The steeper a PHI-ellipse develops, the larger the distance becomes from wave 1 to the final point of the PHI-ellipse. The greater the distance becomes from wave 1 to the final point of the PHI-ellipse, the larger the profit potential in points on 38.2 percent or 61.8 percent retracements to this distance. In addition to circumventing chart patterns in an actual or short-term trend, PHI-ellipses may also circumvent the bigger picture from a long-term perspective. This might include a couple of smaller trend changes (see Figure 5.8).
Investors who use PHI-ellipses must monitor price moves consistently.

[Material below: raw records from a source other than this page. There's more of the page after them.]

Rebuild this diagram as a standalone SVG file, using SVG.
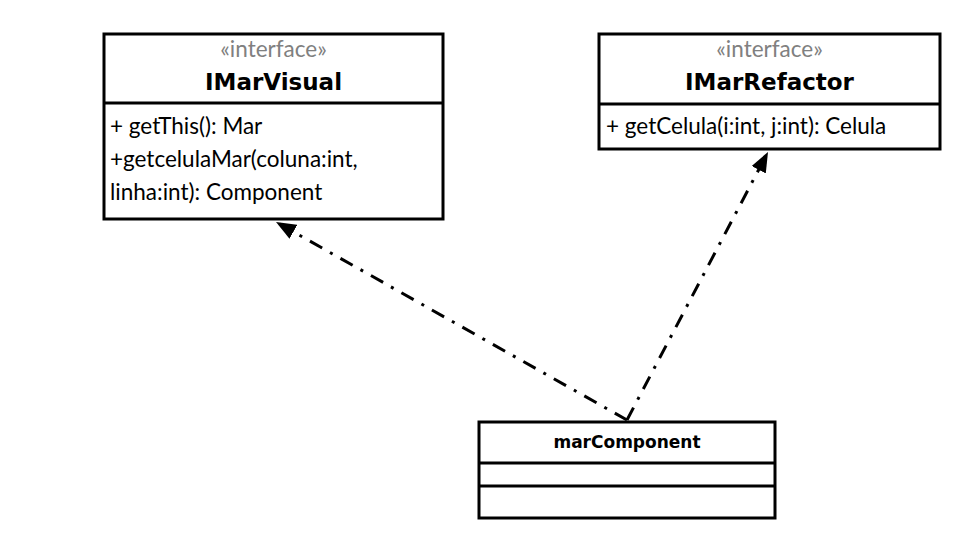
<svg xmlns="http://www.w3.org/2000/svg" width="960" height="540" viewBox="0 0 960 540">
<defs>
<style>
.box{fill:#fff;stroke:#000;stroke-width:3}
.div{stroke:#000;stroke-width:3}
.st{font-family:Lato,"Open Sans",sans-serif;font-size:22.5px;fill:#808080;text-anchor:middle}
.nm{font-family:"DejaVu Sans",sans-serif;font-size:23px;font-weight:bold;fill:#000;text-anchor:middle}
.nm2{font-family:"DejaVu Sans",sans-serif;font-size:17px;font-weight:bold;fill:#000;text-anchor:middle}
.mb{font-family:Lato,"Open Sans",sans-serif;font-size:22.5px;fill:#000}
.dep{fill:none;stroke:#000;stroke-width:3;stroke-dasharray:14,9,3,9}
</style>
<marker id="arr" markerWidth="22" markerHeight="16" refX="20" refY="8" orient="auto" markerUnits="userSpaceOnUse">
<path d="M0,0 L20,8 L0,16 Z" fill="#000"/>
</marker>
</defs>
<rect width="960" height="540" fill="#fff"/>
<g id="connectors">
<path class="dep" d="M627,420 L276,222" marker-end="url(#arr)"/>
<path class="dep" d="M627,420 L768,152" marker-end="url(#arr)"/>
</g>
<g id="IMarVisual">
<rect class="box" x="104" y="34" width="339" height="185"/>
<line class="div" x1="104" y1="103" x2="443" y2="103"/>
<text class="st" x="273.5" y="57">«interface»</text>
<text class="nm" x="273.5" y="90">IMarVisual</text>
<text class="mb" x="110" y="134">+ getThis(): Mar</text>
<text class="mb" x="110" y="167">+getcelulaMar(coluna:int,</text>
<text class="mb" x="110" y="200">linha:int): Component</text>
</g>
<g id="IMarRefactor">
<rect class="box" x="599" y="34" width="341" height="115"/>
<line class="div" x1="599" y1="104" x2="940" y2="104"/>
<text class="st" x="769.5" y="57">«interface»</text>
<text class="nm" x="769.5" y="90">IMarRefactor</text>
<text class="mb" x="606" y="134">+ getCelula(i:int, j:int): Celula</text>
</g>
<g id="marComponent">
<rect class="box" x="479" y="422" width="296" height="96"/>
<line class="div" x1="479" y1="463" x2="775" y2="463"/>
<line class="div" x1="479" y1="486" x2="775" y2="486"/>
<text class="nm2" x="627" y="448">marComponent</text>
</g>
</svg>
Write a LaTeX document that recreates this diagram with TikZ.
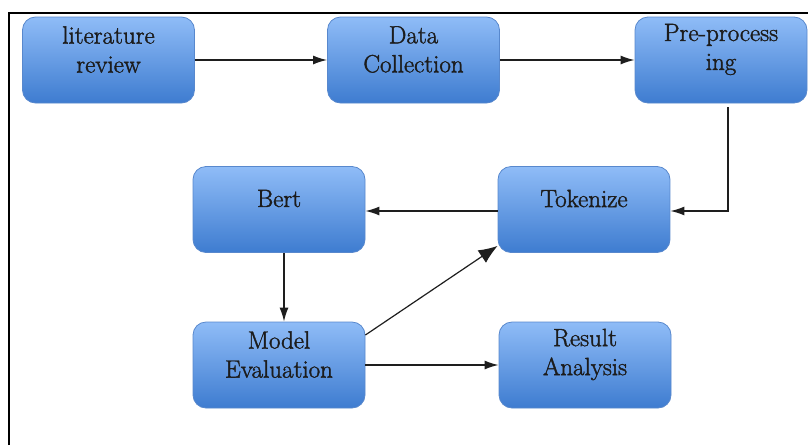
\documentclass[tikz,border=0pt]{standalone}
\usepackage{fontspec}
\newfontfamily\boxfont{Latin Modern Roman}[FakeBold=1.5]
\usetikzlibrary{arrows.meta}
\definecolor{boxtop}{RGB}{143,188,247}
\definecolor{boxbot}{RGB}{62,124,208}
\definecolor{boxedge}{RGB}{88,136,205}
\definecolor{txt}{RGB}{28,28,28}
\definecolor{ln}{RGB}{30,30,30}
\begin{document}
\begin{tikzpicture}[x=1pt,y=-1pt,
  stepbox/.style={rectangle, rounded corners=13pt, minimum width=172pt, minimum height=86pt,
    top color=boxtop, bottom color=boxbot, draw=boxedge, line width=0.8pt, inner sep=0pt},
  steptext/.style={text=txt, align=center, font=\boxfont\fontsize{25}{29}\selectfont, inner sep=0pt},
  conn/.style={draw=ln, line width=1.5pt, -{Latex[length=14pt,width=9pt]}},
  bigconn/.style={draw=ln, line width=1.2pt, -{Latex[length=19pt,width=15pt]}}
]
\useasboundingbox (0,0) rectangle (808,445);
\fill[white] (0,0) rectangle (808,445);
\draw[line width=2pt, black] (9,445) -- (9,13) -- (808,13);

\node[stepbox] (lit) at (108.5,60) {};
\node[stepbox] (data) at (413.5,60) {};
\node[stepbox] (pre) at (721,60) {};
\node[stepbox] (tok) at (584,209.5) {};
\node[stepbox] (bert) at (279,209.5) {};
\node[stepbox] (model) at (279,365) {};
\node[stepbox] (result) at (585,365) {};

\node[steptext] (litT) at ([yshift=10.5pt]lit.center) {literature\\review};
\node[steptext] (dataT) at ([yshift=10.5pt]data.center) {Data\\Collection};
\node[steptext] (preT) at ([yshift=10.5pt]pre.center) {Pre-process\\ing};
\node[steptext] (tokT) at ([yshift=11pt]tok.center) {Tokenize};
\node[steptext] (bertT) at ([yshift=11pt]bert.center) {Bert};
\node[steptext] (modelT) at ([yshift=10.5pt]model.center) {Model\\Evaluation};
\node[steptext] (resultT) at ([yshift=10.5pt]result.center) {Result\\Analysis};

\draw[conn] (lit.east) -- (data.west);
\draw[conn] (data.east) -- (pre.west);
\draw[conn] ([xshift=7pt,yshift=-4pt]pre.south) |- ([yshift=-1.5pt]tok.east);
\draw[conn] ([yshift=-1.5pt]tok.west) -- ([yshift=-1.5pt]bert.east);
\draw[conn] ([xshift=5pt]bert.south) -- ([xshift=5pt]model.north);
\draw[bigconn] ([yshift=30pt]model.east) -- ([yshift=7pt]tok.south west);
\draw[conn] (model.east) -- (result.west);
\end{tikzpicture}
\end{document}
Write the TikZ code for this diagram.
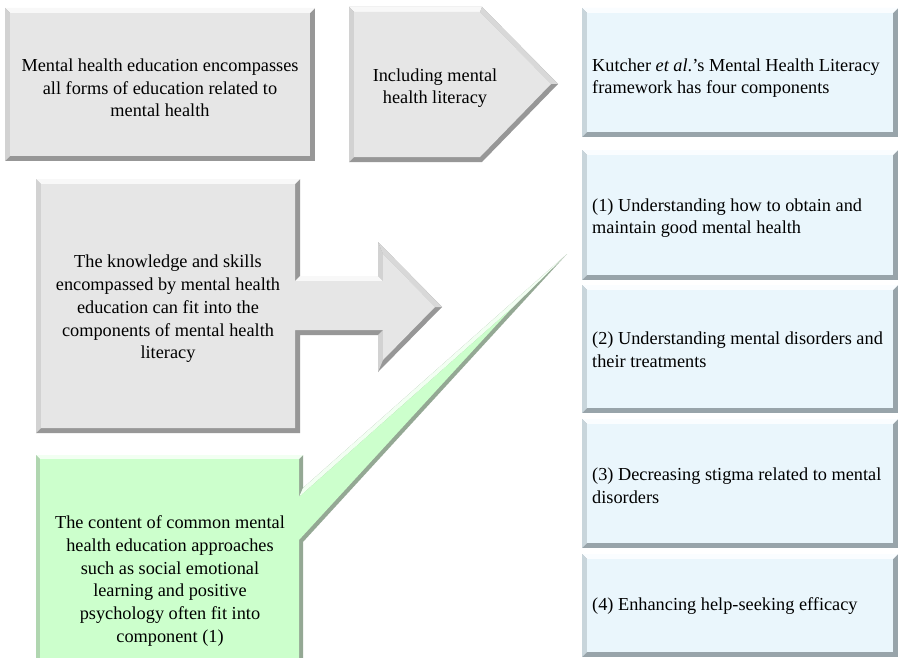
\documentclass[tikz,border=0pt]{standalone}
\usepackage{fontspec}
\setmainfont{Liberation Serif}
\definecolor{gmain}{HTML}{E6E6E6}
\definecolor{gtop}{HTML}{F8F8F8}
\definecolor{gleft}{HTML}{D2D2D2}
\definecolor{gslant}{HTML}{D8D8D8}
\definecolor{gdark}{HTML}{979797}
\definecolor{bmain}{HTML}{EAF6FC}
\definecolor{btop}{HTML}{FAFDFF}
\definecolor{bleft}{HTML}{C8D5DB}
\definecolor{bdark}{HTML}{98A4AA}
\definecolor{nmain}{HTML}{CCFFCC}
\definecolor{ntop}{HTML}{F2FFF2}
\definecolor{nleft}{HTML}{B0D6B0}
\definecolor{ndark}{HTML}{94A894}
\newcommand{\bevrect}[5]{%
  \fill[#5dark] (#1,#2) rectangle (#3,#4);
  \fill[#5top] (#1,#2) -- (#3,#2) -- ({#3-5},{#2+5}) -- ({#1+5},{#2+5}) -- cycle;
  \fill[#5left] (#1,#4) -- (#1,#2) -- ({#1+5},{#2+5}) -- ({#1+5},{#4-5}) -- cycle;
  \fill[#5main] ({#1+5},{#2+5}) rectangle ({#3-5},{#4-5});
}
\tikzset{
  txt/.style={font=\fontsize{18.3}{22.7}\selectfont, inner sep=0pt, text=black},
  ctxt/.style={txt, align=center},
  ltxt/.style={txt, align=left, anchor=west}
}
\begin{document}
\begin{tikzpicture}[x=1pt,y=-1pt]
\useasboundingbox (0,0) rectangle (899,658);
\fill[white] (0,0) rectangle (899,658);

% box 1
\bevrect{5}{8}{315}{161}{g}

% pentagon
\fill[gdark] (349,7) -- (482,7) -- (558,84) -- (482,162) -- (349,162) -- cycle;
\fill[gtop] (349,7) -- (482,7) -- (480,12) -- (354,12) -- cycle;
\fill[gslant] (482,7) -- (558,84) -- (551,84) -- (480,12) -- cycle;
\fill[gleft] (349,162) -- (349,7) -- (354,12) -- (354,157) -- cycle;
\fill[gmain] (354,12) -- (480,12) -- (551,84) -- (480,157) -- (354,157) -- cycle;

% blue boxes
\bevrect{582}{8}{898}{137}{b}
\bevrect{582}{150}{898}{280}{b}
\bevrect{582}{285}{898}{413}{b}
\bevrect{582}{419}{898}{548}{b}
\bevrect{582}{554}{898}{657}{b}

% gray box with arrow
\fill[gdark] (36,179) -- (300,179) -- (300,276) -- (378,276) -- (378,242) -- (442,307) -- (378,372) -- (378,335) -- (300,335) -- (300,433) -- (36,433) -- cycle;
\fill[gtop] (36,179) -- (300,179) -- (295,184) -- (41,184) -- cycle;
\fill[gleft] (36,433) -- (36,179) -- (41,184) -- (41,428) -- cycle;
\fill[gtop] (300,276) -- (378,276) -- (383,281) -- (295,281) -- cycle;
\fill[gleft] (378,276) -- (378,242) -- (383,254) -- (383,281) -- cycle;
\fill[gslant] (378,242) -- (442,307) -- (435,307) -- (383,254) -- cycle;
\fill[gleft] (378,372) -- (378,335) -- (383,330) -- (383,360) -- cycle;
\fill[gmain] (41,184) -- (295,184) -- (295,281) -- (383,281) -- (383,254) -- (435,307) -- (383,360) -- (383,330) -- (295,330) -- (295,428) -- (41,428) -- cycle;

% green callout
\fill[ndark] (36,455) -- (303,455) -- (303,488) -- (567,254) -- (303,542) -- (303,662) -- (36,662) -- cycle;
\fill[ntop] (36,455) -- (303,455) -- (299,459) -- (40,459) -- cycle;
\fill[nleft] (36,662) -- (36,455) -- (40,459) -- (40,662) -- cycle;
\fill[ntop] (303,488) -- (567,254) -- (512,308) -- (299,497) -- cycle;
\fill[nmain] (40,459) -- (299,459) -- (299,497) -- (512,308) -- (299,540) -- (299,662) -- (40,662) -- cycle;

% texts
\node[ctxt] (t1) at (160,88) {Mental health education encompasses\\all forms of education related to\\mental health};
\node[ctxt] (t2) at (435,88) {Including mental\\health literacy};
\node[ltxt] (k0) at (592,78) {Kutcher \textit{et al}.’s Mental Health Literacy\\framework has four components};
\node[ltxt] (k1) at (592,218) {(1) Understanding how to obtain and\\maintain good mental health};
\node[ltxt] (k2) at (592,350) {(2) Understanding mental disorders and\\their treatments};
\node[ltxt] (k3) at (592,486) {(3) Decreasing stigma related to mental\\disorders};
\node[ltxt] (k4) at (592,606) {(4) Enhancing help-seeking efficacy};
\node[ctxt] (t3) at (168,309) {The knowledge and skills\\encompassed by mental health\\education can fit into the\\components of mental health\\literacy};
\node[ctxt] (t4) at (170,581) {The content of common mental\\health education approaches\\such as social emotional\\learning and positive\\psychology often fit into\\component (1)};
\end{tikzpicture}
\end{document}
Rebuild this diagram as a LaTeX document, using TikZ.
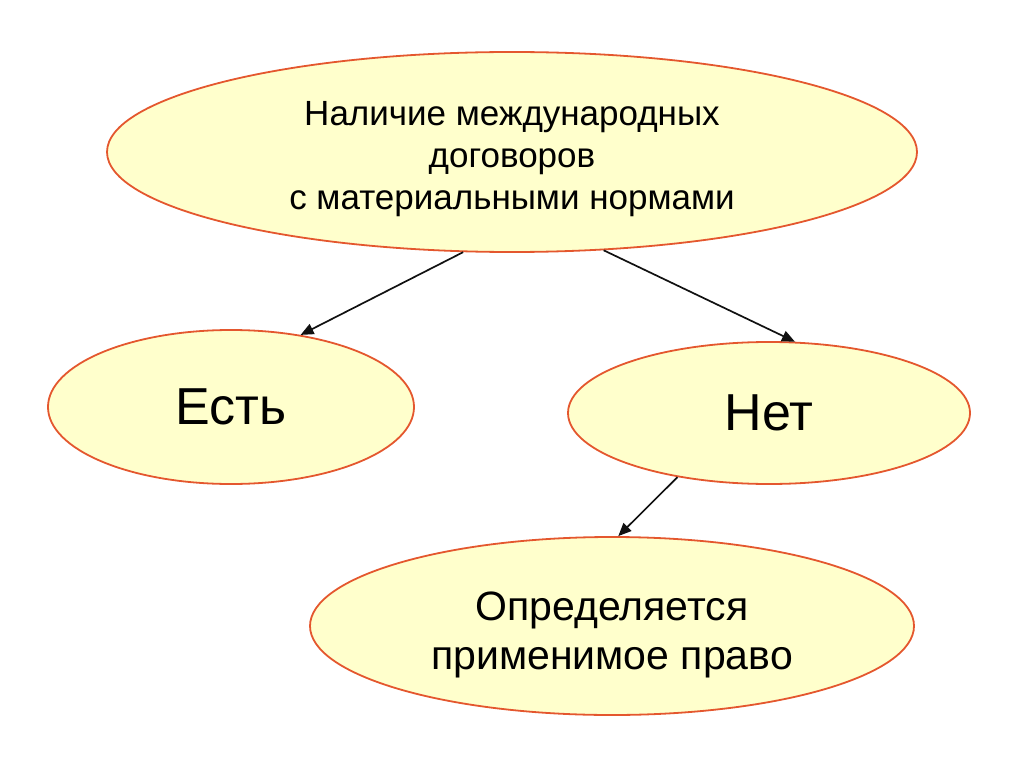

This is a minor problem on weekly and daily data, but on intraday data, there is a lot of pressure to identify and to wait for the end of a PHI-ellipse. Therefore, PHI-ellipses on an intraday basis have to be handled with care and can only be recommended for experienced Fibonacci traders. Simultaneously analyzing the same product on weekly and on daily data often benefits the outcome of the analysis. For example, recognizing a PHI-ellipse with a strong uptrend from weekly data will help to identify the correct trading signals in daily data. Figure 5.9 illustrates the latter notion.
To identify the best average PHI-ellipse for any given product requires a software package like our WINPHI program, which allows investors to draw any PHI-ellipse desired on sets of historical data and on a constant price scale. Once traders have identified the PHI-ellipse for any particular product, they can apply it to real-time trading. Identifying specific PHI-ellipses is like pattern recognition in the markets. Pattern recognition has an advantage, however, because stable price patterns detected on historical price moves have a chance of repeating and can become trading indicators for the future.